Maybe, in the story, it is really something else.

But these musings are in the philosophic realm, and the real deal here is to Eat.

Today I’ll continue my search for the right kind of flour. Tomorrow, I’m going to look further – to find another kind of manna to dine upon.


10 thoughts on “Manna for You, Manna for Me

  1. I look forward to you taking us to the inspiring source in the Bible. And to you giving us your current take on it. Not so much “what it means,” but rather what questions it raises, what reverberations it generates, and so on.

    I won’t ask which translation. I won’t ask whether translations help triangulate on original language meaning. I won’t ask for the untranslated thing itself, if such even remains in existence (and this quite apart from the “translation” that might take place between the fact and experience of manna, and the coining of a word for those). I won’t ask for what might be called the academic side of the thing . . ., but I will wonder about them because although dry and dusty, so un-manna-like in themselves, they are telescopes, microscopes, methods of seeing what isn’t ordinarily noticed because too tiny, too far away . . .

  2. I’m sure there are sources to go to for the academic side of things, and I’m sure they are interesting too, ReaderX. The only thing I know how to do is look at a pile of stones in front of me as if they were real stones in front of me, and to play with them and imagine things. Manna to me is a food and a metaphor. It also is an extremely interesting food to me – much more so than ‘regular’ food. I am sick and tired of ‘regular’ food. It bores me to tears. I’ve been a chef, I’ve written recipes by the thousands and cooked meals by the thousands also. I’ve been a mother cooking meals close to three times a day seven days a week for years on end, I’ve been a reader of food in many ways. Manna is meaty to me, much more meaty than ‘food as food’. I hope I can find some things about manna that will be interesting or entertaining to those who care to read about it! There are many ways to any story. 🙂

  3. If Painter X, who makes one of the stones in that manna-pile, looks out and sees and contemplates and paints in response to Thing Y, then is anything lost by looking at Painter X’s painting while seeing and contemplating Thing Y at the same time?

    That recovery of stone upon stone, stone generating stone, is the beautiful part of what is otherwise dry and dusty “academic.” It’s the recovery, in shards, in shadows, in the ground sand of stones, of other people, other eyes, other souls engaging the world. Giving them back a little bit of their reality, although all that’s left of them is the stuff that was them and is now, in fact, dust, and maybe even the dust we Swiffer off the book or the painting in order to pick it up for ourselves.

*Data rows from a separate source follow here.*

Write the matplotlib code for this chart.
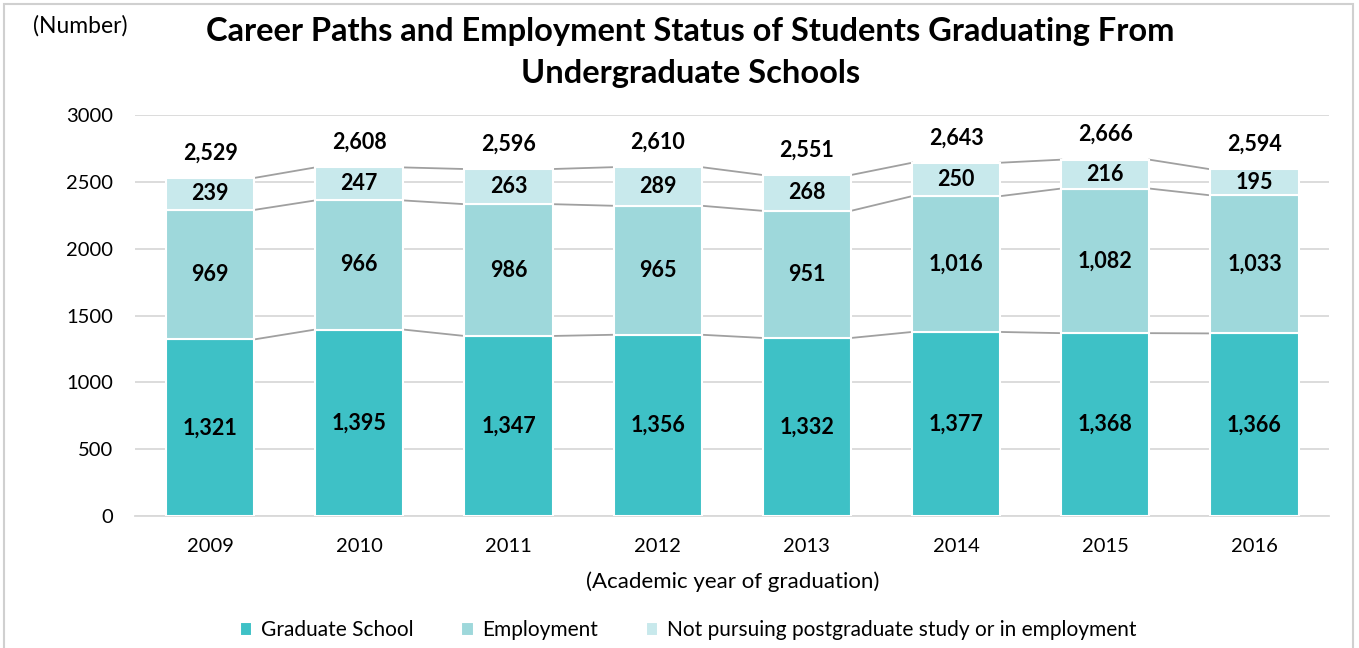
import matplotlib.pyplot as plt
from matplotlib.patches import Rectangle
import numpy as np

plt.rcParams['font.family'] = ['Lato', 'DejaVu Sans']

# data
years = ['2009', '2010', '2011', '2012', '2013', '2014', '2015', '2016']
grad_school = [1321, 1395, 1347, 1356, 1332, 1377, 1368, 1366]
employment = [969, 966, 986, 965, 951, 1016, 1082, 1033]
not_pursuing = [239, 247, 263, 289, 268, 250, 216, 195]
totals = [2529, 2608, 2596, 2610, 2551, 2643, 2666, 2594]

labels = ['Graduate School', 'Employment',
          'Not pursuing postgraduate study or in employment']
colors = ['#3EC1C6', '#9ED8DB', '#C8E9EC']

fig = plt.figure(figsize=(13.59, 6.48), dpi=100)
ax = fig.add_axes([0.0997, 0.2037, 0.8783, 0.6188])

x = np.arange(len(years))
width = 0.59
series = [grad_school, employment, not_pursuing]
bottom = np.zeros(len(years))
for vals, col, lab in zip(series, colors, labels):
    vals = np.array(vals)
    ax.bar(x, vals, width, bottom=bottom, color=col, edgecolor='white',
           linewidth=1.5, label=lab, zorder=3)
    for xi, b, v in zip(x, bottom, vals):
        ax.text(xi, b + v / 2, f'{v:,}', ha='center', va='center',
                fontsize=15.5, fontweight='bold', color='black', zorder=4)
    bottom = bottom + vals
    # series lines between bars
    for i in range(len(years) - 1):
        ax.plot([x[i] + width / 2, x[i + 1] - width / 2],
                [bottom[i], bottom[i + 1]], color='#A0A0A0', lw=1.3, zorder=2)

# totals above bars
for xi, t in zip(x, totals):
    ax.annotate(f'{t:,}', (xi, t), xytext=(0, 18), textcoords='offset points',
                ha='center', va='center', fontsize=15.5, fontweight='bold')

ax.set_xlim(-0.5, len(years) - 0.5)
ax.set_ylim(0, 3000)
ax.set_yticks(range(0, 3001, 500))
ax.set_xticks(x)
ax.set_xticklabels(years)
ax.tick_params(length=0, labelsize=14.5, pad=16)
ax.tick_params(axis='y', pad=16)
ax.grid(axis='y', color='#D9D9D9', lw=1.3, zorder=0)
for s in ['top', 'right', 'left']:
    ax.spines[s].set_visible(False)
ax.spines['bottom'].set_color('#D9D9D9')
ax.spines['bottom'].set_linewidth(1.3)

ax.set_xlabel('(Academic year of graduation)', fontsize=16, labelpad=12)

fig.text(0.0243, 0.96, '(Number)', fontsize=16.5, va='center', ha='left')
fig.text(0.508, 0.952, 'Career Paths and Employment Status of Students Graduating From',
         fontsize=23.5, fontweight='bold', ha='center', va='center')
fig.text(0.508, 0.887, 'Undergraduate Schools',
         fontsize=23.5, fontweight='bold', ha='center', va='center')

ax.legend(loc='center', bbox_to_anchor=(0.463, -0.285), ncol=3, frameon=False,
          fontsize=15, handlelength=0.6, handleheight=0.6, columnspacing=2.3,
          handletextpad=0.4)

fig.patches.append(Rectangle((4 / 1359, -0.05), 1349 / 1359, 1.05 - 4 / 648,
                             transform=fig.transFigure, fill=False,
                             edgecolor='#D0D0D0', lw=1.5))

fig.savefig('out.png', dpi=100)
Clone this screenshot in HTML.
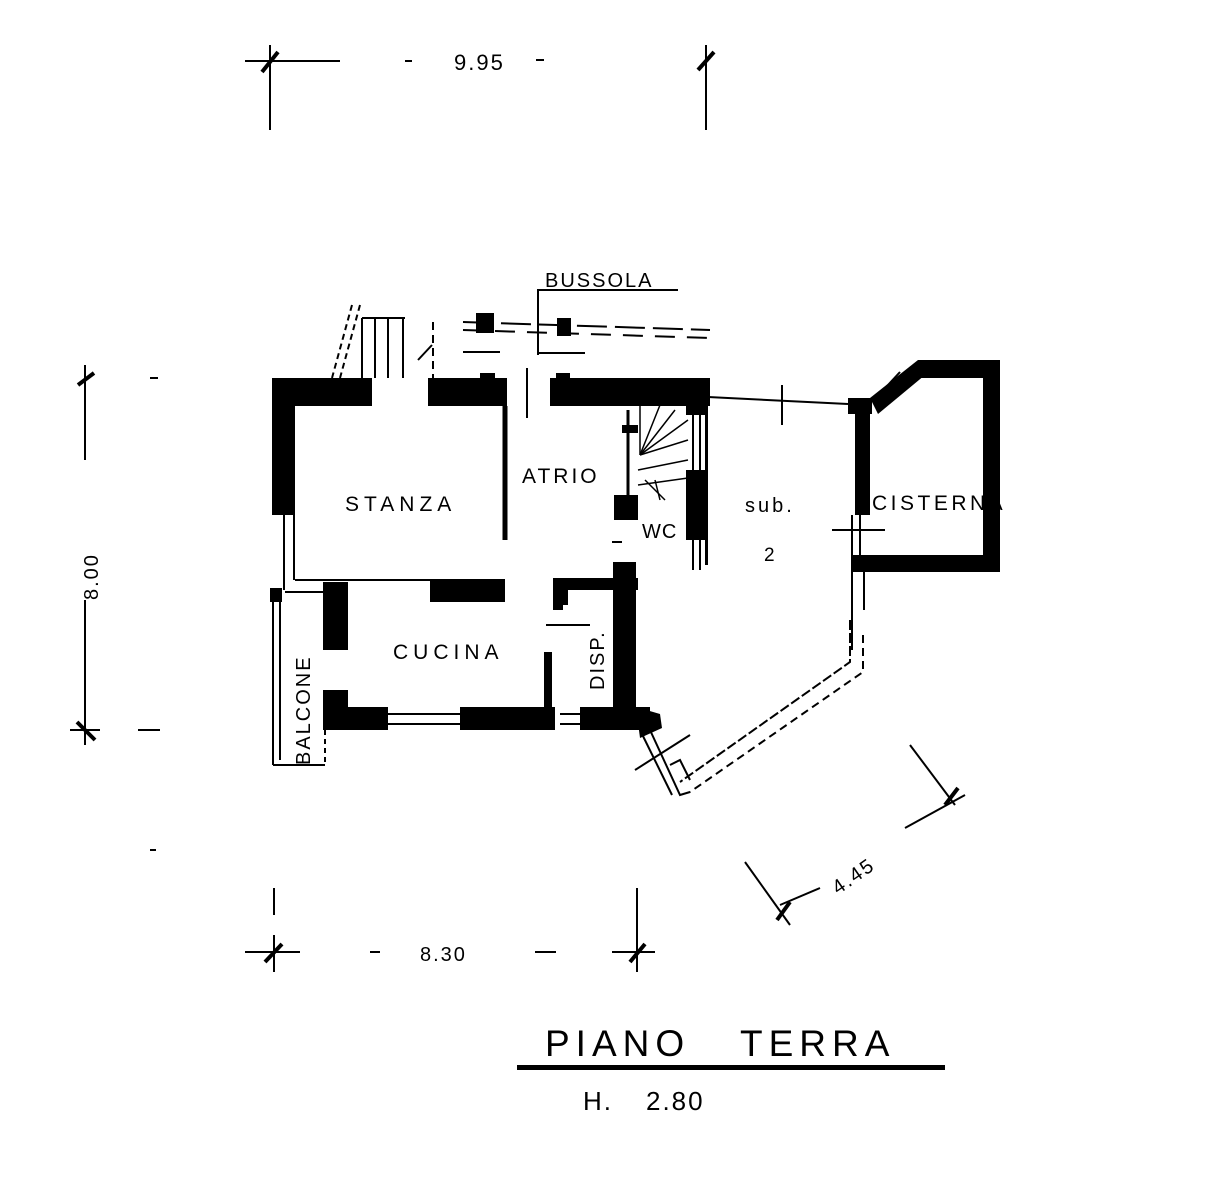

  4. Here’s what the web sometimes can do, in its half-assed way:

    But we don’t get the Greek and Latin sources, and we don’t get the 14th century first use in the way we often think of the term. Mining, the website doesn’t mine, it doesn’t take us down into the earth and trace the veins of mind and heart.

    I don’t know what the OED is like as a launching pad. Probably better. You know, like a sign that says, “Here’s a mine. Now wear this headlamp and watch your head,” and leaves the doing up to the intrepid delver into humanity.

    Interestingly, Wikipedia’s entry is not brief:

    And its discussion tab for that entry is quite alive!

  5. In response to your first post of these last two, nothing is lost if the intent of creation remains clear. The danger is in becoming besotted with the ideas of others to the point of either losing the original idea along with the naivete that attended it . . . or getting so caught up in studying that one never sits down to create . . . or shifting into something softer and more muted than the original due to the brain, rather than the heart and soul, working on the creation.

    This sounds high and mighty but it isn’t meant to. 🙂

    In response to the second post, thanks for the links. I’ll definitely check them out. The wiki link was posted in either my first or second post here – and yes, it is full of information. There is a sidebar started on the right side of the blog where links mentioned in the blog are posted, and I’m glad to be introduced to more opportunities to do so!

  6. Idle thought of an idle mind. Why MANna? Why not WOMANna?

    So I googled “feminist manna” and got only 8 hits! Now, I must confess, I was deeply relieved to find that the tidal BS hadn’t run up this creek.

  7. What restaurant is that conversation occurring in? Seemed to me, given my slim fund of impressions when I saw “My Dinner with Andre,” that it was somewhere on the West Side. It looks really nondescript, almost hotel-ish, in a nondescript but certainly upscale hotel.

    No manna in such a place. Any manna was metaphorical “food” or “nourishment,” in the form of the liveliness of their thoughts and conversation.

    That’s MFK Fisher-ist “manna” . . .

    Kinda hard to survive 40 years in the Sinai on just lovely conversation . . .

    You have big circles and big squares with this topic. Good luck! (I mean that without sarcasm.)

  8. Did you say ‘Swiffer’? I thought I heard you say ‘Swiffer’.

    But I really did not believe it.

  9. But pie in the sky can fall flat on one’s face.

    Karen (always, in each waking moment, terribly and fully, deadly seer eee oss.)